Many will disclaim the concept that it is social mood which moves the markets (it’s normal to think it’s the other way around) and they will insist that the market cannot be patterned and must be random. That’s okay. If this is how you think you’re with the majority. I must ask though, if the market is random then how do some people manage to consistently profit from trading it?
Others may think that they have found a magic bullet and can use Elliott wave to tell them where and when the market will move with enough accuracy to profit from the principle. This is problematic for a few reasons.
If you are already a trader then I would point out that you probably do not make trading decisions using only one technical analysis tool. This would be extremely unusual and mostly confined to those new to trading. Most traders know that in order to make good trading decisions a variety of tools should be used. Elliott wave is no different. It is best used as one tool amongst several when making trading decisions. If a wave count agrees with your other tools you may have increased confidence in your trading decision.
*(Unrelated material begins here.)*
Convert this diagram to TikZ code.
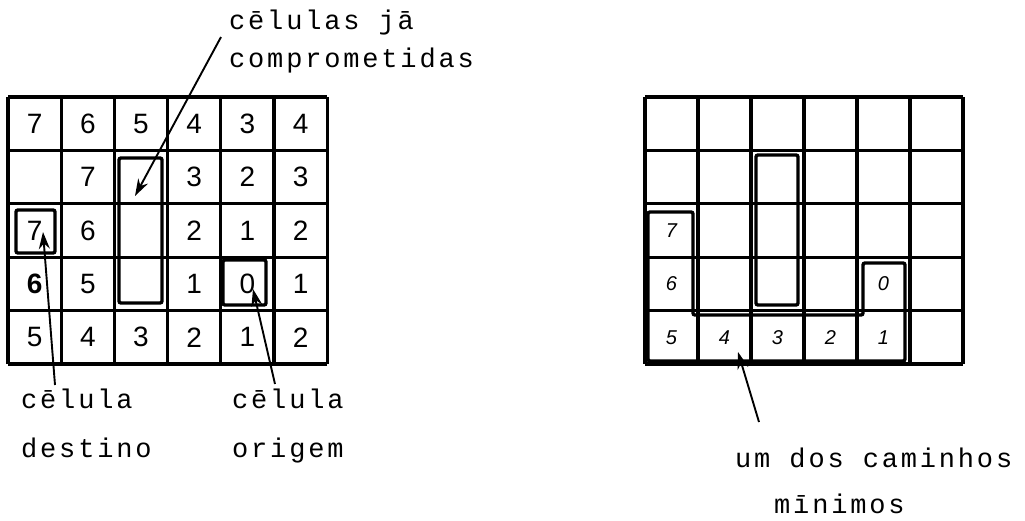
\documentclass[tikz,border=0pt]{standalone}
\usepackage{fontspec}
\usetikzlibrary{arrows.meta}
\newfontfamily\tw[LetterSpace=10.5]{Liberation Mono}
\newfontfamily\hw{Liberation Sans}
\tikzset{
  gridline/.style={line width=3.2pt},
  block/.style={line width=3.4pt, rounded corners=2pt},
  lbl/.style={anchor=base west, inner sep=0pt, font=\tw\fontsize{27}{27}\selectfont},
  dig/.style={inner sep=0pt, font=\hw\fontsize{28}{28}\selectfont},
  sdig/.style={inner sep=0pt, font=\hw\itshape\fontsize{20}{20}\selectfont},
  ptr/.style={line width=1.9pt, -{Stealth[length=17pt,width=11pt]}},
}
\begin{document}
\begin{tikzpicture}[x=1pt,y=-1pt]
\useasboundingbox (0,0) rectangle (1025,520);
% ---------- left grid ----------
\begin{scope}[shift={(8,97)}, x=53.2pt, y=-53.4pt]
  \foreach \i in {0,...,6} \draw[gridline] (\i,0) -- (\i,5);
  \foreach \j in {0,...,5} \draw[gridline] (0,\j) -- (6,\j);
  \foreach \r/\row in {1/{7,6,5,4,3,4},2/{,7,,3,2,3},3/{7,6,,2,1,2},4/{,5,,1,0,1},5/{5,4,3,2,1,2}}{
    \foreach \v [count=\c] in \row {
      \node[dig] (L-\r-\c) at (\c-0.5,\r-0.5) {\v};
    }
  }
  \node[dig, font=\hw\bfseries\fontsize{28}{28}\selectfont] (L-4-1) at (0.5,3.5) {6};
\end{scope}
\draw[block] (119,158) rectangle (162,303);
\draw[block] (16,210) rectangle (55,253);
\draw[block] (223,260) rectangle (266,305);
% labels left
\node[lbl] (comp1) at (229,29) {cēlulas jā};
\node[lbl] (comp2) at (229,67) {comprometidas};
\node[lbl] (dest1) at (21,408) {cēlula};
\node[lbl] (dest2) at (21,457) {destino};
\node[lbl] (orig1) at (232,408) {cēlula};
\node[lbl] (orig2) at (232,457) {origem};
\coordinate (compS) at (221,37);
\coordinate (compT) at (135,196);
\coordinate (destS) at (55,385);
\coordinate (destT) at (43,232);
\coordinate (origS) at (275,384);
\coordinate (origT) at (253,289);
\draw[ptr] (compS) -- (compT);
\draw[ptr] (destS) -- (destT);
\draw[ptr] (origS) -- (origT);
% ---------- right grid ----------
\begin{scope}[shift={(645,97)}, x=53pt, y=-53.4pt]
  \foreach \i in {0,...,6} \draw[gridline] (\i,0) -- (\i,5);
  \foreach \j in {0,...,5} \draw[gridline] (0,\j) -- (6,\j);
  \node[sdig] (R-3-1) at (0.5,2.5) {7};
  \node[sdig] (R-4-1) at (0.5,3.5) {6};
  \node[sdig] (R-4-5) at (4.5,3.5) {0};
  \foreach \v [count=\c] in {5,4,3,2,1}{
    \node[sdig] (R-5-\c) at (\c-0.5,4.5) {\v};
  }
\end{scope}
\draw[block] (756,155) rectangle (798,305);
\draw[block] (648,212) -- (648,361) -- (905,361) -- (905,263) -- (863,263) -- (863,315) -- (693,315) -- (693,212) -- cycle;
\node[lbl] (min1) at (735,467) {um dos caminhos};
\node[lbl] (min2) at (774,513) {mīnimos};
\coordinate (minS) at (759,422);
\coordinate (minT) at (738,352);
\draw[ptr] (minS) -- (minT);
\end{tikzpicture}
\end{document}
If the wave count disagrees it is up to you to decide what to do based upon your risk appetite and experience.
However, Elliott wave is one of the most difficult tools to learn to apply. It takes years of daily analysis to become truly proficient and it takes hours each day to analyse a market in enough depth for the analysis to be useful to traders. This is why traders subscribe to my service.
Elliott wave is the best tool I know of for predicting price direction. It can sometimes be uncannily accurate in target calculation. Sometimes does not mean it is always accurate though, as not all waves have Fibonacci ratios between them. Elliott wave cannot always be accurately applied however because the analyst who never makes mistakes simply does not exist. No method will have 100% accuracy.
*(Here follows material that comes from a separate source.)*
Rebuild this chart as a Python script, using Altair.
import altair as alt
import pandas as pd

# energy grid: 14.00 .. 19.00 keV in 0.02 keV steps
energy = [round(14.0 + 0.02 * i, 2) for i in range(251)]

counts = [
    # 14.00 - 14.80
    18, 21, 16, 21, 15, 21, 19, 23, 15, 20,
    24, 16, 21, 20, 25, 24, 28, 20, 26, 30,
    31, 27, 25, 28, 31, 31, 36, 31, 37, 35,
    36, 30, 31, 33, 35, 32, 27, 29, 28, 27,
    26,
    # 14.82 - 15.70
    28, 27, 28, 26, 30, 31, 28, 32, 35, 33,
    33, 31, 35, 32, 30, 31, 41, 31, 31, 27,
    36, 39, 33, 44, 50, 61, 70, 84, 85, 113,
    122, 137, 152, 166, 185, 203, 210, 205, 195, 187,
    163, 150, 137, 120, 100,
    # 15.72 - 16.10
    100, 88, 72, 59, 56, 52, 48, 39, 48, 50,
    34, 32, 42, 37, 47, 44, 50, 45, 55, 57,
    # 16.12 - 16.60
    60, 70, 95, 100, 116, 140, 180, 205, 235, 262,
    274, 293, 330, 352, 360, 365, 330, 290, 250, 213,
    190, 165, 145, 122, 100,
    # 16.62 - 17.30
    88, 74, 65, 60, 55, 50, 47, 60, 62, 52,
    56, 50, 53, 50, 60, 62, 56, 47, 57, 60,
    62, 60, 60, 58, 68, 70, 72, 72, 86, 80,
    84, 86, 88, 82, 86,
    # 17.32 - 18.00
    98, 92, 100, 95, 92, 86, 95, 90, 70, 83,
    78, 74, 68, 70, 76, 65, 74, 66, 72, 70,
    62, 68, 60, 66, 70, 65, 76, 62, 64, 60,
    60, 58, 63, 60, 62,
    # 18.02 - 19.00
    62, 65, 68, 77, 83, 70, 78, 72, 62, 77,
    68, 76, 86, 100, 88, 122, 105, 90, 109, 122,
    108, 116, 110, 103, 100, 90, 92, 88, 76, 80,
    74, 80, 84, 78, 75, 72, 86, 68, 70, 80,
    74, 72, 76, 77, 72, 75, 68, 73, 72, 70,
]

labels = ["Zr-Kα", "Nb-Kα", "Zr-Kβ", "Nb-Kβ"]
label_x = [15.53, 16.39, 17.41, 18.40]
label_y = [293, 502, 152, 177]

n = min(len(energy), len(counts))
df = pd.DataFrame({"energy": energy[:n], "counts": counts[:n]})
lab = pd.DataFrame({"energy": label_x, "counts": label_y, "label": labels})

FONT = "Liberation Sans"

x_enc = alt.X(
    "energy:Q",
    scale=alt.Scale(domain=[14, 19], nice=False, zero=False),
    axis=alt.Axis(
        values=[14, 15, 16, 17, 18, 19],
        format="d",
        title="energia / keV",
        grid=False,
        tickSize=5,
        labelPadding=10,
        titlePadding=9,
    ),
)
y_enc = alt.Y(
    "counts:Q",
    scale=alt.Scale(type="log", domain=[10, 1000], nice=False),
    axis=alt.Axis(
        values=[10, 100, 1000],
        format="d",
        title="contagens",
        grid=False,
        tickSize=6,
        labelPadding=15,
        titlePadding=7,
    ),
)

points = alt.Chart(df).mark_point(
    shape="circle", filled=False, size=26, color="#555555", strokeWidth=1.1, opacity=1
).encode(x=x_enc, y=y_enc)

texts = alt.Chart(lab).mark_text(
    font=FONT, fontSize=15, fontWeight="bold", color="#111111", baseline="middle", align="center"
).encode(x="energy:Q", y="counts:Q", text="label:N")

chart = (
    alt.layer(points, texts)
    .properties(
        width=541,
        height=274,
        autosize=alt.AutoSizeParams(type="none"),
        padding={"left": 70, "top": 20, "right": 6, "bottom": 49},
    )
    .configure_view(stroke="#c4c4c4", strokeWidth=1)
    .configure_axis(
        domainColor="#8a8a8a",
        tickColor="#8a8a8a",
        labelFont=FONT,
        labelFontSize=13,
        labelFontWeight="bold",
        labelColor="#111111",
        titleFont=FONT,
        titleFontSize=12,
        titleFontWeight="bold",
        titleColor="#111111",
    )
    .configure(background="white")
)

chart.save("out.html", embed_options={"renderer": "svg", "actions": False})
At any one point in time there may be multiple alternate Elliott wave counts possible. An expert analyst should be able to see as many alternates as possible and present them ranked in order of probability. Probability of a wave count is based upon several factors, the strongest being the likelihood of the structure unfolding. If the structure is common the wave count would have a higher probability. Rare structures must have a low probability. This means that when a rare structure unfolds (as probability says they must do sometimes) then the analyst would have advised that wave count has a low probability and would not have expected price to move in that direction. Many people fail to understand how probability works in Elliott wave and so dismiss it when they see an analyst make a wrong call when a rare structure unfolds.
Most of the time it is common structures which unfold, that’s why they’re common, and most of the time an analyst should predict the next movement correctly.
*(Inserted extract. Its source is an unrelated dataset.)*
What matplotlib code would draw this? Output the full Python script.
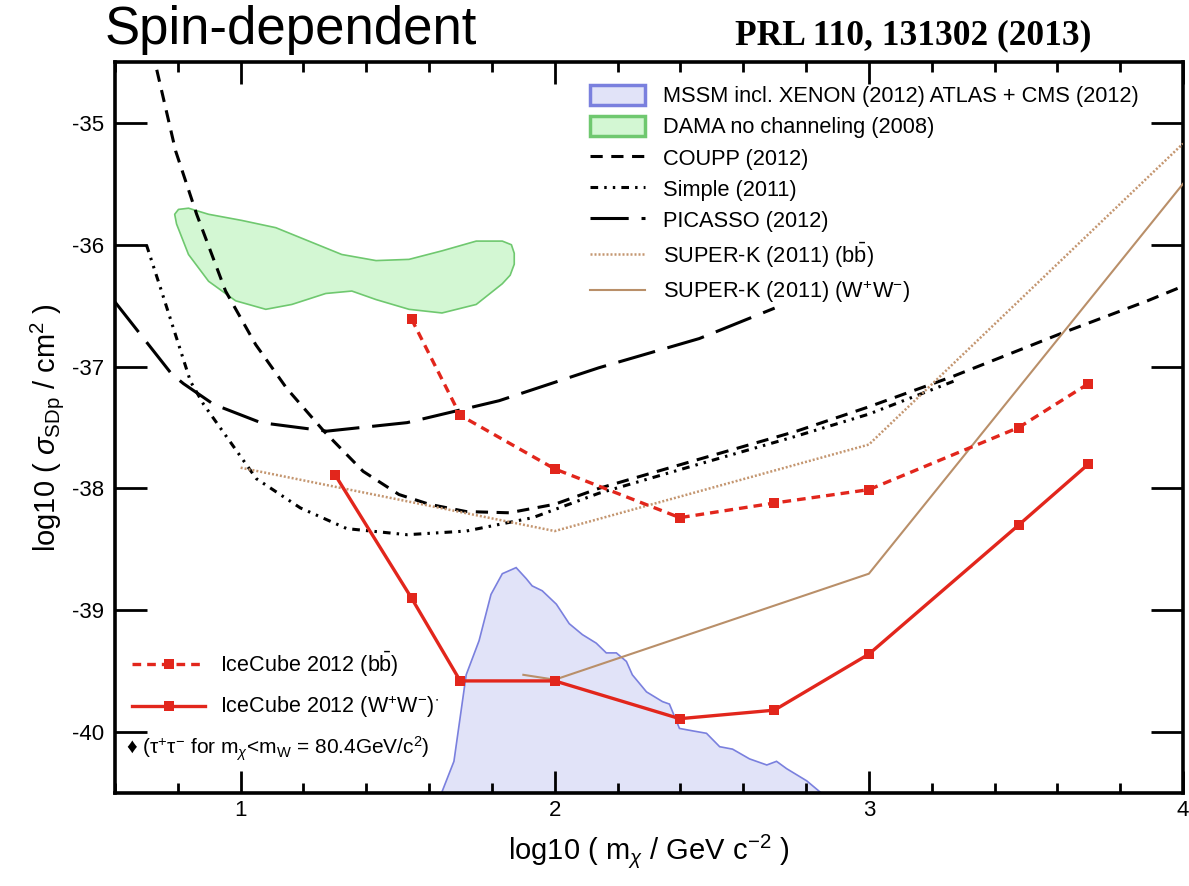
import matplotlib
matplotlib.use("Agg")
import matplotlib.pyplot as plt
from matplotlib.patches import Patch, Polygon
import numpy as np

# ---------------- data ----------------
ice_ww_x = [1.301, 1.544, 1.699, 2.0, 2.398, 2.699, 3.0, 3.477, 3.699]
ice_ww_y = [-37.89, -38.90, -39.58, -39.58, -39.89, -39.82, -39.36, -38.30, -37.80]

ice_bb_x = [1.544, 1.699, 2.0, 2.398, 2.699, 3.0, 3.477, 3.699]
ice_bb_y = [-36.61, -37.40, -37.84, -38.24, -38.12, -38.01, -37.50, -37.14]

superk_ww_x = [1.90, 2.0, 3.0, 4.0]
superk_ww_y = [-39.53, -39.57, -38.70, -35.50]

superk_bb_x = [1.0, 2.0, 3.0, 4.0]
superk_bb_y = [-37.83, -38.35, -37.64, -35.17]

coupp_x = [0.715, 0.729, 0.793, 0.86, 0.952, 1.048, 1.147, 1.265, 1.39, 1.504, 1.60,
           1.718, 1.855, 2.0, 2.14, 2.46, 2.77, 3.0, 3.268, 3.62, 3.887, 4.0]
coupp_y = [-34.40, -34.52, -35.23, -35.75, -36.38, -36.82, -37.18, -37.53, -37.86, -38.05, -38.13,
           -38.19, -38.20, -38.13, -38.00, -37.76, -37.53, -37.33, -37.08, -36.72, -36.46, -36.34]

simple_x = [0.70, 0.748, 0.84, 0.882, 1.05, 1.19, 1.338, 1.53, 1.718, 1.93, 2.14, 2.46, 2.77, 3.0, 3.27]
simple_y = [-36.00, -36.38, -37.12, -37.31, -37.92, -38.16, -38.33, -38.38, -38.35, -38.24,
            -38.04, -37.80, -37.57, -37.39, -37.12]

picasso_x = [0.6, 0.78, 0.818, 0.914, 1.064, 1.274, 1.53, 1.823, 2.14, 2.46, 2.70]
picasso_y = [-36.47, -37.06, -37.14, -37.31, -37.46, -37.53, -37.46, -37.28, -37.01, -36.77, -36.52]

dama_x = [0.802, 0.834, 0.898, 1.003, 1.112, 1.217, 1.322, 1.431, 1.536, 1.641, 1.750, 1.833,
          1.862, 1.871, 1.871, 1.858, 1.833, 1.750, 1.641, 1.536, 1.431, 1.354, 1.271, 1.163, 1.080, 0.984,
          0.898, 0.834, 0.796, 0.790]
dama_y = [-35.71, -35.70, -35.75, -35.80, -35.86, -35.97, -36.08, -36.13, -36.12, -36.05, -35.97, -35.97,
          -36.00, -36.07, -36.16, -36.25, -36.32, -36.49, -36.56, -36.53, -36.45, -36.38, -36.40, -36.49,
          -36.53, -36.46, -36.30, -36.08, -35.83, -35.75]

mssm_x = [1.638, 1.679, 1.718, 1.759, 1.797, 1.833, 1.877, 1.909, 1.928, 1.960, 2.005, 2.046, 2.088,
          2.132, 2.164, 2.196, 2.228, 2.247, 2.292, 2.343, 2.365, 2.397, 2.439, 2.483, 2.525, 2.566,
          2.62, 2.675, 2.706, 2.738, 2.802, 2.853]
mssm_y = [-40.51, -40.24, -39.53, -39.25, -38.87, -38.70, -38.65, -38.74, -38.80, -38.84, -38.95, -39.11,
          -39.20, -39.27, -39.35, -39.35, -39.42, -39.53, -39.67, -39.75, -39.77, -39.97, -39.99, -40.01,
          -40.12, -40.14, -40.22, -40.27, -40.24, -40.30, -40.40, -40.51]

xlim = (0.6, 4.0)
ylim = (-40.5, -34.5)
xticks = [1, 2, 3, 4]
yticks = [-40, -39, -38, -37, -36, -35]

# ---------------- style ----------------
RED = "#e2261c"
TAN = "#b98f69"
TAN_DOT = "#c49670"
BLUE_EDGE = "#7a80de"
BLUE_FILL = "#e1e3f8"
GREEN_EDGE = "#6fc86f"
GREEN_FILL = "#d3f7d3"

SANS = ["Liberation Sans", "DejaVu Sans"]
plt.rcParams["font.family"] = SANS
plt.rcParams["mathtext.fontset"] = "custom"
plt.rcParams["mathtext.rm"] = "Liberation Sans"
plt.rcParams["mathtext.it"] = "Liberation Sans:italic"

fig = plt.figure(figsize=(11.89, 8.86), dpi=100)
ax = fig.add_axes([115/1189, 1-793/886, (1183-115)/1189, (793-62)/886])

# regions
mssm_poly = Polygon(np.column_stack([mssm_x, mssm_y]), closed=True,
                    facecolor=BLUE_FILL, edgecolor=BLUE_EDGE, lw=1.2, zorder=1)
ax.add_patch(mssm_poly)
dama_poly = Polygon(np.column_stack([dama_x, dama_y]), closed=True,
                    facecolor=GREEN_FILL, edgecolor=GREEN_EDGE, lw=1.2, zorder=1, joinstyle="round")
ax.add_patch(dama_poly)

# limit curves
l_coupp, = ax.plot(coupp_x, coupp_y, color="black", lw=2.2, ls=(0, (4.0, 2.8)), zorder=3)
l_simple, = ax.plot(simple_x, simple_y, color="black", lw=2.2, ls=(0, (2.5, 2.0, 0.8, 2.0, 0.8, 2.0)), zorder=3)
l_picasso, = ax.plot(picasso_x, picasso_y, color="black", lw=2.2, ls=(0, (12.5, 4.2)), zorder=3)
l_skbb, = ax.plot(superk_bb_x, superk_bb_y, color=TAN_DOT, lw=1.8, ls=(0, (0.8, 0.8)), zorder=3)
l_skww, = ax.plot(superk_ww_x, superk_ww_y, color=TAN, lw=1.5, zorder=3)

l_icebb, = ax.plot(ice_bb_x, ice_bb_y, color=RED, lw=2.4, ls=(0, (2.6, 1.8)), marker="s", ms=7,
                   markeredgewidth=0, zorder=4)
l_iceww, = ax.plot(ice_ww_x, ice_ww_y, color=RED, lw=2.4, marker="s", ms=7,
                   markeredgewidth=0, zorder=4)

ax.set_xlim(*xlim)
ax.set_ylim(*ylim)
ax.set_xticks(xticks)
ax.set_xticks(np.arange(0.6, 4.01, 0.2), minor=True)
ax.set_yticks(yticks)
ax.set_xticklabels([str(t) for t in xticks])
ax.set_yticklabels([str(t) for t in yticks])
ax.tick_params(axis="x", which="major", direction="in", length=16, width=2, top=True,
               labelsize=16, pad=5)
ax.tick_params(axis="x", which="minor", direction="in", length=7.5, width=2, top=True)
ax.tick_params(axis="y", which="major", direction="in", length=23, width=2, right=True,
               labelsize=16, pad=8)
for sp in ax.spines.values():
    sp.set_linewidth(2.6)

ax.set_xlabel(r"log10 ( m$_{\chi}$ / GeV c$^{-2}$ )", fontsize=21, labelpad=8)
ax.set_ylabel(r"log10 ( $\sigma_{\rm SDp}$ / cm$^{2}$ )", fontsize=21, labelpad=4)

# top-right legend
h_mssm = Patch(facecolor=BLUE_FILL, edgecolor=BLUE_EDGE, lw=2.5)
h_dama = Patch(facecolor=GREEN_FILL, edgecolor=GREEN_EDGE, lw=2.5)
leg1 = ax.legend([h_mssm, h_dama, l_coupp, l_simple, l_picasso, l_skbb, l_skww],
                 ["MSSM incl. XENON (2012) ATLAS + CMS (2012)",
                  "DAMA no channeling (2008)",
                  "COUPP (2012)",
                  "Simple (2011)",
                  "PICASSO (2012)",
                  r"SUPER-K (2011) (b$\bar{\rm b}$)",
                  r"SUPER-K (2011) (W$^{+}$W$^{-}$)"],
                 loc="upper left", bbox_to_anchor=(0.43, 0.99), frameon=False,
                 fontsize=15.7, handlelength=2.55, handleheight=1.05, handletextpad=0.8,
                 labelspacing=0.4, borderpad=0.2)
ax.add_artist(leg1)

leg2 = ax.legend([l_icebb, l_iceww],
                 [r"IceCube 2012 (b$\bar{\rm b}$)",
                  r"IceCube 2012 (W$^{+}$W$^{-}$)$^{\bullet}$"],
                 loc="upper left", bbox_to_anchor=(0.0, 0.22), frameon=False,
                 fontsize=15.5, handlelength=3.4, handletextpad=0.7, numpoints=1,
                 labelspacing=0.7, borderpad=0.3)

ax.text(0.010, 0.06, "\u2666 (\u03c4$^{+}$\u03c4$^{-}$ for m$_{\\chi}$<m$_{\\rm W}$ = 80.4GeV/c$^{2}$)",
        transform=ax.transAxes, fontsize=15, family=SANS, va="center", ha="left")

# header texts
fig.text(105/1189, 1-30/886, "Spin-dependent", fontsize=38, family=SANS, va="center", ha="left")
fig.text(735/1189, 1-36/886, "PRL 110, 131302 (2013)", fontsize=25.5, fontweight="bold",
         family=["Liberation Serif", "DejaVu Serif"], va="center", ha="left")

fig.savefig("out.png", dpi=100)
A common complaint of Elliott wave is changing targets. Again I must say that you would not expect any other technical analysis tool to predict tops and bottoms and be always right, and for a prediction once made to never change. Why should Elliott wave be any different? There are several Fibonacci ratios. No analyst is going to be able to predict which Fibonacci ratio will be the relationship which is eventually seen. All an analyst can do is to state which is the most commonly seen ratio (there’s that probability again!) and calculate targets based upon several possible ratios ranked in order of probability, or in price order.
Another common complaint of those new to Elliott wave is an analyst changing a wave count. This complaint shows a depth of misunderstanding of not just Elliott wave but markets in general. If an analyst were to never change a wave count what they must do is to pick the right wave count from the very start of a movement amongst several possibilities, and they must pick the right wave count even if it has a lower probability than others. Which is patently ridiculous.
If you can get past the initial enthusiasm and see Elliott wave for what it is, an exercise in probability, then you’re on your way to learning how to profit from it.